Biden Reversing Harmful Efficiency Rule

Important changes to the Department of Energy’s appliance efficiency program will help save consumers money and keep pollution out of our air.

Credit: Credit: Department of Energy

The Biden administration is proposing important changes to the Department of Energy’s (DOE) appliance efficiency program, taking the first steps necessary for repairing damage done by the Trump administration and making it easier to save consumers money and keep pollution out of our air. These changes to DOE’s “Process Rule”—which sets the framework for how the agency regulates appliances and equipment to ensure that everyone in the country has access to energy efficient products—are a continuation of the Biden administration’s strong start on smarter energy use.

 

This is the administration’s first major regulatory action to address DOE’s efficiency program. It’s a welcome change from the past four years, when the program was under siege through both neglect, leading DOE to miss numerous legal deadlines, and active disruption, leading to numerous regulations that weakened the program.

When the Trump administration altered the Process Rule, adding unnecessary red tape and making it easier to reject cost-effective energy efficiency standards, NRDC and others sued. The new proposal, soon to be published in the Federal Register, doesn’t resolve every issue in that case, but it’s a great start. (The case remains in abeyance to give the Biden DOE the opportunity to address issues with the previous rule without requiring the time and expense of resolving the lawsuit.) Because the Trump administration did so little on energy efficiency standards, the harmful changes to the Process Rule haven’t had a tremendous direct impact so far, but they would have been an enormous going forward.

One of the changes made by the Trump DOE was setting an arbitrary baseline for “significant savings” to establish a new standard. About 40 percent of the standards already on the books today could not have met it, which means consumers and businesses would have paid several billion dollars more on their utility bills and there would have been more power plant pollution associated with running less efficient appliances and equipment. Those standards are among those responsible for already saving each U.S. household an average of $500 annually on their energy bills.
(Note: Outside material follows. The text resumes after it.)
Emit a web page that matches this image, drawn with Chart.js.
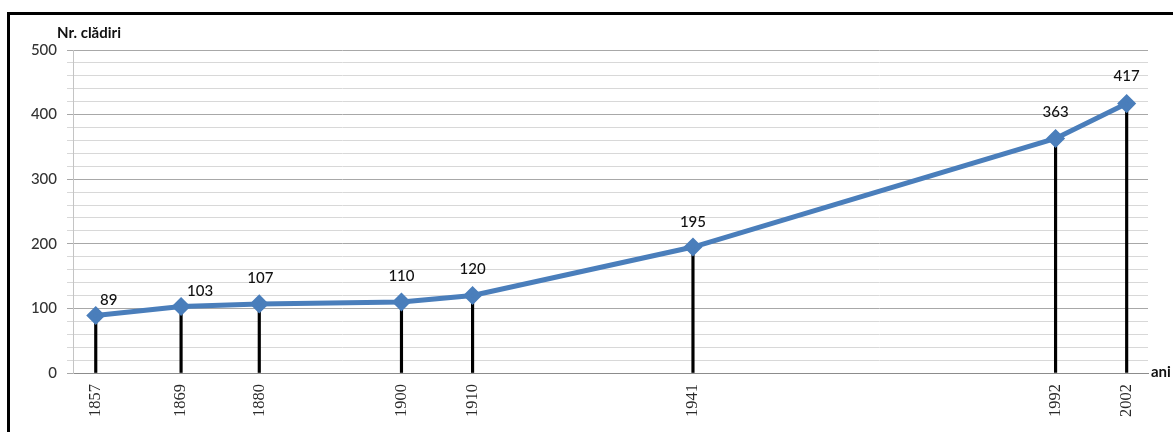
<!DOCTYPE html>
<html>
<head>
<meta charset="utf-8">
<script src="https://cdn.jsdelivr.net/npm/chart.js@4/dist/chart.umd.min.js"></script>
<style>
  html, body { margin: 0; padding: 0; background: #fff; overflow: hidden; }
  #wrap { position: relative; width: 1173px; height: 432px; }
  #frame { position: absolute; left: 7px; top: 12px; right: -10px; bottom: -10px;
           border-top: 3px solid #000; border-left: 3px solid #000; pointer-events: none; }
  canvas { position: absolute; left: 0; top: 0; }
</style>
</head>
<body>
<div id="wrap">
  <canvas id="c" width="1173" height="432"></canvas>
  <div id="frame"></div>
</div>
<script>
// Census years and the number of buildings recorded in each
const years = [1857, 1869, 1880, 1900, 1910, 1941, 1992, 2002];
const buildings = [89, 103, 107, 110, 120, 195, 363, 417];
const yAxisTitle = 'Nr. clădiri';
const xAxisTitle = 'ani';

// Per-label nudges (dx, dy) of the value labels relative to their point
const labelShift = [[13, -15], [19, -15], [1, -26], [0, -26], [0, -26], [0, -25], [0, -26], [0, -27]];

const points = years.map((yr, i) => ({ x: yr, y: buildings[i] }));
const FONT = 'Lato, "Open Sans", sans-serif';

const valueLabels = {
  id: 'valueLabels',
  afterDatasetsDraw(chart) {
    const meta = chart.getDatasetMeta(0);
    const ctx = chart.ctx;
    ctx.save();
    ctx.font = '500 15px ' + FONT;
    ctx.fillStyle = '#111';
    ctx.textAlign = 'center';
    ctx.textBaseline = 'middle';
    meta.data.forEach((el, i) => {
      const s = labelShift[i] || [0, -26];
      ctx.fillText(String(buildings[i]), el.x + s[0], el.y + s[1]);
    });
    ctx.restore();
  }
};

const axisCaptions = {
  id: 'axisCaptions',
  afterDraw(chart) {
    const ctx = chart.ctx;
    const area = chart.chartArea;
    ctx.save();
    ctx.font = 'bold 15px ' + FONT;
    ctx.fillStyle = '#111';
    ctx.textBaseline = 'middle';
    ctx.textAlign = 'left';
    ctx.fillText(yAxisTitle, 57, 33);
    ctx.fillText(xAxisTitle, area.right + 3, area.bottom - 1);
    ctx.restore();
  }
};

new Chart(document.getElementById('c'), {
  data: {
    datasets: [
      {
        type: 'line',
        data: points,
        borderColor: '#4a7ebb',
        borderWidth: 5,
        pointStyle: 'rectRot',
        pointRadius: 6,
        pointBackgroundColor: '#4a7ebb',
        pointBorderColor: '#4a7ebb',
        tension: 0,
        order: 0
      },
      {
        type: 'bar',
        data: points,
        backgroundColor: '#000',
        barThickness: 2.5,
        order: 1
      }
    ]
  },
  options: {
    responsive: false,
    animation: false,
    layout: { padding: { left: 0, right: 25, top: 50, bottom: 0 } },
    plugins: { legend: { display: false }, tooltip: { enabled: false } },
    scales: {
      x: {
        type: 'linear',
        offset: false,
        min: 1853.8,
        max: 2005,
        afterBuildTicks(scale) { scale.ticks = years.map(v => ({ value: v })); },
        afterFit(scale) { scale.height = 59; },
        grid: { display: false, drawTicks: false },
        border: { display: true, color: '#8c8c8c', width: 1 },
        ticks: {
          autoSkip: false,
          minRotation: 90,
          maxRotation: 90,
          padding: 11,
          color: '#2a2a2a',
          font: { family: '"Liberation Serif", "Times New Roman", serif', size: 16.5 },
          callback: v => String(v)
        }
      },
      y: {
        min: 0,
        max: 500,
        afterFit(scale) { scale.width = 73; },
        grid: {
          color: c => (c.tick && c.tick.value % 100 === 0) ? '#a8a8a8' : '#d8d8d8',
          tickColor: c => (c.tick && c.tick.value % 100 === 0) ? '#a8a8a8' : '#d8d8d8',
          tickLength: 6,
          lineWidth: 1
        },
        border: { display: true, color: '#c4c4c4', width: 1 },
        ticks: {
          stepSize: 20,
          autoSkip: false,
          padding: 10,
          color: '#333',
          font: { family: FONT, size: 15, weight: '500' },
          callback: v => (v % 100 === 0 ? String(v) : '')
        }
      }
    }
  },
  plugins: [valueLabels, axisCaptions]
});
</script>
</body>
</html>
DOE’s new proposal would repeal these harmful, unnecessary thresholds. It also would remove a plethora of provisions added by the Trump administration that would have greatly hindered the program and made it harder to set energy saving standards. DOE also wants to restore flexibility to respond to the unique characteristics of the specific products it regulates when setting standards instead of the one-size-fits-all approach required by the Trump administration.

As DOE noted in the proposal, it’s important to avoid burdening the program with overly prescriptive requirements when the department is already facing lawsuits from NRDC, other consumer and environmental groups, and numerous states over the department’s failure to meet its legal deadlines to review and possibly update efficiency standards.

As part of the announcement of these changes, DOE stated that it will be conducting a webinar to discuss the new rule. NRDC expects to fully participate and will continue to monitor the rulemaking process to help ensure DOE succeeds in getting the program back on track.

After all, the program is too important to ignore. DOE’s efficiency standards have been quietly saving consumers money, and reducing air pollution from electricity generation, for decades; it’s important to keep it that way. As my colleague Kit Kennedy has written (highlighting a recent report from the Appliance Standards Awareness Project), strong efficiency standards could avoid up to 2.9 billion metric tons of carbon dioxide emissions by 2050. That’s like eliminating the emissions of 25 coal plants over that period.

That’s not too bad for a program that DOE has projected will have saved consumers $2 trillion on utility bills by 2030.

NRDC looks forward to working with the administration to ensure that these benefits only continue to grow.